The Dublin government has been accused of telling the unemployed to ‘get out and stay out’ amid further evidence of a crackdown on claims for social welfare by returning emigrants.
Crosscare, a group that provides advice to Irish migrants, has said a growing number of returning emigrants are being refused welfare, often on spurious grounds related to the recession.
One man who returned to live with his wife and child after four years abroad was recently refused an emergency payment because a community welfare officer argued he had reduced his chances of getting a job by returning home.
“At present, Ireland has one of the highest rates of unemployment in all 25 EU states. By voluntarily remaining in this State, you are, therefore deemed to have placed yourself in a position where you will not be able to provide for your own independent financial support,” said the letter refusing his claim for a payment.
Two other Irish nationals who were refused social welfare last year were left destitute and homeless, according to Crosscare.

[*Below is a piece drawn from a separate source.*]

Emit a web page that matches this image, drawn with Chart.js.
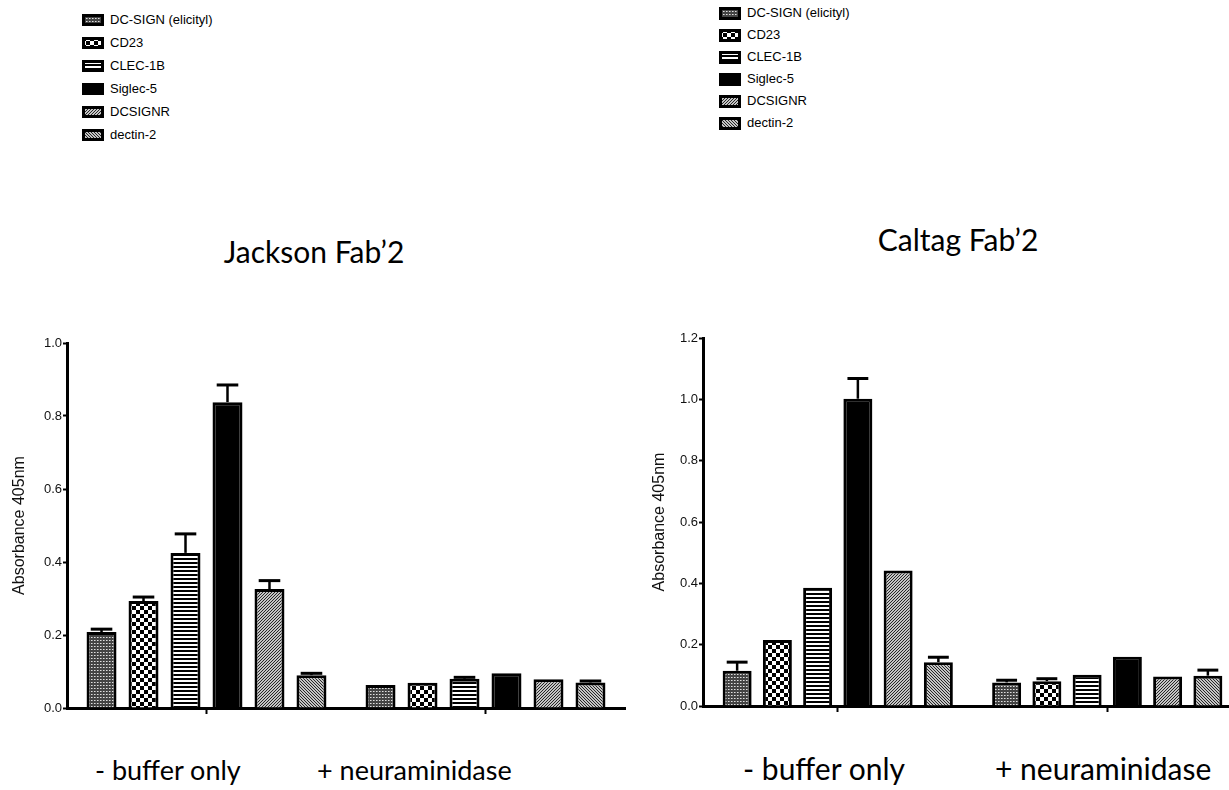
<!DOCTYPE html>
<html>
<head>
<meta charset="utf-8">
<script src="https://cdn.jsdelivr.net/npm/chart.js@4"></script>
<style>
  html, body { margin: 0; padding: 0; background: #fff; overflow: hidden; }
  body { width: 1229px; height: 790px; position: relative; }
  canvas.chart { position: absolute; }
  .txt { position: absolute; white-space: nowrap; line-height: 1; color: #000; font-family: Lato, "Open Sans", sans-serif; }
  .legend { position: absolute; font-family: "Liberation Sans", Arial, sans-serif; font-size: 13px; color: #000; }
  .legend .row { position: absolute; left: 0; white-space: nowrap; height: 14px; }
  .legend canvas { position: absolute; left: 0; top: 0; }
  .legend span { position: absolute; top: 0; line-height: 14px; }
</style>
</head>
<body>

<div class="legend" id="legendJackson" style="left:82px; top:13px;"></div>
<div class="legend" id="legendCaltag" style="left:719px; top:6px;"></div>

<div class="txt" style="left:314px; top:236px; font-size:30px; transform:translateX(-50%);">Jackson Fab’2</div>
<div class="txt" style="left:958px; top:224px; font-size:30px; transform:translateX(-50%);">Caltag Fab’2</div>

<div class="txt" style="left:95px; top:756px; font-size:27px;">- buffer only</div>
<div class="txt" style="left:317px; top:756px; font-size:27px;">+ neuraminidase</div>
<div class="txt" style="left:743px; top:753px; font-size:30px;">- buffer only</div>
<div class="txt" style="left:995px; top:753px; font-size:30px;">+ neuraminidase</div>

<canvas class="chart" id="jackson" width="630" height="400" style="left:0px; top:330px;"></canvas>
<canvas class="chart" id="caltag" width="607" height="405" style="left:640px; top:325px;"></canvas>

<script>
// categories
const receptors = ["DC-SIGN (elicityl)", "CD23", "CLEC-1B", "Siglec-5", "DCSIGNR", "dectin-2"];
const groups = ["- buffer only", "+ neuraminidase"];

// Jackson Fab'2 (absorbance 405nm), one value per receptor
const jacksonBuffer = [0.208, 0.293, 0.425, 0.838, 0.326, 0.090];
const jacksonBufferErr = [0.008, 0.011, 0.052, 0.047, 0.023, 0.005];
const jacksonNeur = [0.063, 0.069, 0.080, 0.095, 0.079, 0.070];
const jacksonNeurErr = [0.002, 0.002, 0.004, 0.002, 0.002, 0.004];

// Caltag Fab'2
const caltagBuffer = [0.115, 0.215, 0.386, 1.002, 0.442, 0.143];
const caltagBufferErr = [0.028, 0.003, 0.003, 0.066, 0.003, 0.016];
const caltagNeur = [0.077, 0.081, 0.102, 0.161, 0.096, 0.099];
const caltagNeurErr = [0.007, 0.008, 0.003, 0.003, 0.003, 0.018];

// fill patterns, one per receptor
function makePattern(kind) {
  const t = document.createElement("canvas");
  const c = t.getContext("2d");
  if (kind === "grid") {
    t.width = 3; t.height = 3;
    c.fillStyle = "#444"; c.fillRect(0, 0, 3, 3);
    c.fillStyle = "#e0e0e0"; c.fillRect(1, 1, 1, 1);
    c.fillStyle = "#9a9a9a"; c.fillRect(2, 1, 1, 1);
  } else if (kind === "checker") {
    t.width = 8; t.height = 8;
    c.fillStyle = "#fff"; c.fillRect(0, 0, 8, 8);
    c.fillStyle = "#000"; c.fillRect(0, 0, 4, 4); c.fillRect(4, 4, 4, 4);
  } else if (kind === "hlines") {
    t.width = 4; t.height = 4;
    c.fillStyle = "#fff"; c.fillRect(0, 0, 4, 4);
    c.fillStyle = "#000"; c.fillRect(0, 0, 4, 2);
  } else if (kind === "solid") {
    return "#000";
  } else if (kind === "fwd" || kind === "back") {
    t.width = 3; t.height = 3;
    c.fillStyle = "#c4c4c4"; c.fillRect(0, 0, 3, 3);
    c.fillStyle = "#262626";
    for (let i = 0; i < 3; i++) {
      const x = kind === "fwd" ? 2 - i : i;
      c.fillRect(x, i, 1, 1);
    }
  }
  return c.createPattern(t, "repeat");
}
const patternKinds = ["grid", "checker", "hlines", "solid", "fwd", "back"];
const fills = patternKinds.map(makePattern);

// error bars drawn above each bar, through the y scale
const errorBars = {
  id: "errorBars",
  afterDatasetsDraw(chart) {
    const ctx = chart.ctx;
    const y = chart.scales.y;
    chart.data.datasets.forEach((ds, di) => {
      const meta = chart.getDatasetMeta(di);
      meta.data.forEach((bar, i) => {
        const err = ds.errors[i];
        const top = y.getPixelForValue(ds.data[i] + err);
        if (bar.y - top < 1) return;
        const half = bar.width * 0.36;
        ctx.save();
        ctx.strokeStyle = "#000";
        ctx.lineWidth = 2.5;
        ctx.beginPath();
        ctx.moveTo(bar.x, bar.y);
        ctx.lineTo(bar.x, top);
        ctx.stroke();
        ctx.lineWidth = 3;
        ctx.beginPath();
        ctx.moveTo(bar.x - half, top);
        ctx.lineTo(bar.x + half, top);
        ctx.stroke();
        ctx.restore();
      });
    });
  }
};

function buildChart(id, buffer, bufferErr, neur, neurErr, yMax, yWidth, xHeight, padTop, catPct, barPct) {
  const datasets = receptors.map((name, i) => ({
    label: name,
    data: [buffer[i], neur[i]],
    errors: [bufferErr[i], neurErr[i]],
    backgroundColor: fills[i],
    borderColor: "#000",
    borderWidth: 3,
    borderSkipped: "bottom",
    categoryPercentage: catPct,
    barPercentage: barPct
  }));
  return new Chart(document.getElementById(id), {
    type: "bar",
    data: { labels: groups, datasets: datasets },
    plugins: [errorBars],
    options: {
      responsive: false,
      animation: false,
      layout: { padding: { top: padTop, right: 5, left: 0, bottom: 0 } },
      plugins: { legend: { display: false }, tooltip: { enabled: false } },
      scales: {
        x: {
          offset: true,
          grid: { offset: false, drawOnChartArea: false, drawTicks: true, tickLength: 6, tickWidth: 2, color: "#000" },
          border: { display: true, color: "#000", width: 3 },
          ticks: { display: false },
          afterFit: (s) => { s.height = xHeight; }
        },
        y: {
          min: 0,
          max: yMax,
          grid: { drawOnChartArea: false, drawTicks: true, tickLength: 4, tickWidth: 2, color: "#000" },
          border: { display: true, color: "#000", width: 3 },
          ticks: {
            stepSize: 0.2,
            padding: 1,
            color: "#111",
            font: { family: "'Liberation Sans', Arial, sans-serif", size: 13 },
            callback: (v) => v.toFixed(1)
          },
          title: {
            display: true,
            text: "Absorbance 405nm",
            color: "#111",
            font: { family: "'Liberation Sans', Arial, sans-serif", size: 16 },
            padding: { top: 10, bottom: 0 }
          },
          afterFit: (s) => { s.width = yWidth; }
        }
      }
    }
  });
}

buildChart("jackson", jacksonBuffer, jacksonBufferErr, jacksonNeur, jacksonNeurErr, 1.0, 67, 22, 13, 0.903, 0.714);
buildChart("caltag", caltagBuffer, caltagBufferErr, caltagNeur, caltagNeurErr, 1.2, 63, 24, 13, 0.896, 0.72);

// HTML legends with the same pattern swatches
function buildLegend(id, rowGap, boxH) {
  const el = document.getElementById(id);
  receptors.forEach((name, i) => {
    const row = document.createElement("div");
    row.className = "row";
    row.style.top = (i * rowGap) + "px";
    const sw = document.createElement("canvas");
    sw.width = 22; sw.height = boxH;
    sw.style.top = ((14 - boxH) / 2) + "px";
    const c = sw.getContext("2d");
    c.fillStyle = fills[i];
    c.fillRect(0, 0, 22, boxH);
    c.strokeStyle = "#000";
    c.lineWidth = 3;
    c.strokeRect(1.5, 1.5, 19, boxH - 3);
    const label = document.createElement("span");
    label.style.left = "28px";
    label.textContent = name;
    row.appendChild(sw);
    row.appendChild(label);
    el.appendChild(row);
  });
}
buildLegend("legendJackson", 23, 12);
buildLegend("legendCaltag", 22, 13);
</script>
</body>
</html>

Department of Social Protection figures show 1,723 Irish nationals were refused welfare payments because they did not satisfy “habitual residency rules” in 2008 and 2009, compared to 853 in the previous two-year period.
These figures do not include details on the number of people refused emergency payments, a statistic which is not made available by the government.
Joe O’Brien, policy officer at Crosscare, said a decision to link welfare to the state of the economy was “outrageous”.
“It is getting to the stage where we have to consider warning people that if they emigrate now and return within a few years, the State may refuse to grant them social welfare,” said Mr O’Brien.
Fine Gael spokesman on social protection Michael Ring said he is being contacted by more and more Irish people facing problems with welfare claims on their return from a few years abroad.
“I am not aware of any other country that treats its emigrants like this. I think the Government could face a test case on this shortly,” he said.
Meanwhile, immigration reform campaigners in the US have expressed concern about a proposed change to US law, which means the birth certificates of children of illegal Irish and other immigrants would be marked differently to the children of US citizens.
Former US democratic congressman and attorney Bruce Morrison said the proposal, made earlier this month by the group State Legislators for Legal Immigration, would take away the automatic right to citizenship afforded to those born in the US under the 14th Amendment to the US constitution.
“Right now we have a very simple system of what makes you a citizen. You were born in the United States, end of question,” Mr Morrison said. “Now the question would be who are your parents and are they legal?”
He said the idea of birthright citizenship had been “earned by the blood of people who died in the [American] civil war to end slavery and second-class citizenship for black people, so messing around with this is like reopening this huge scar of American history”.
Mr Morrison, who gave his name to a successful visa scheme in the early 1990s which saw over 40,000 receive visas for the US, said it should be pointed out to the Irish people “that they already did worse than this [to] people who are immigrants in Ireland” in the 2004 referendum which changed citizenship law in the 26 Counties.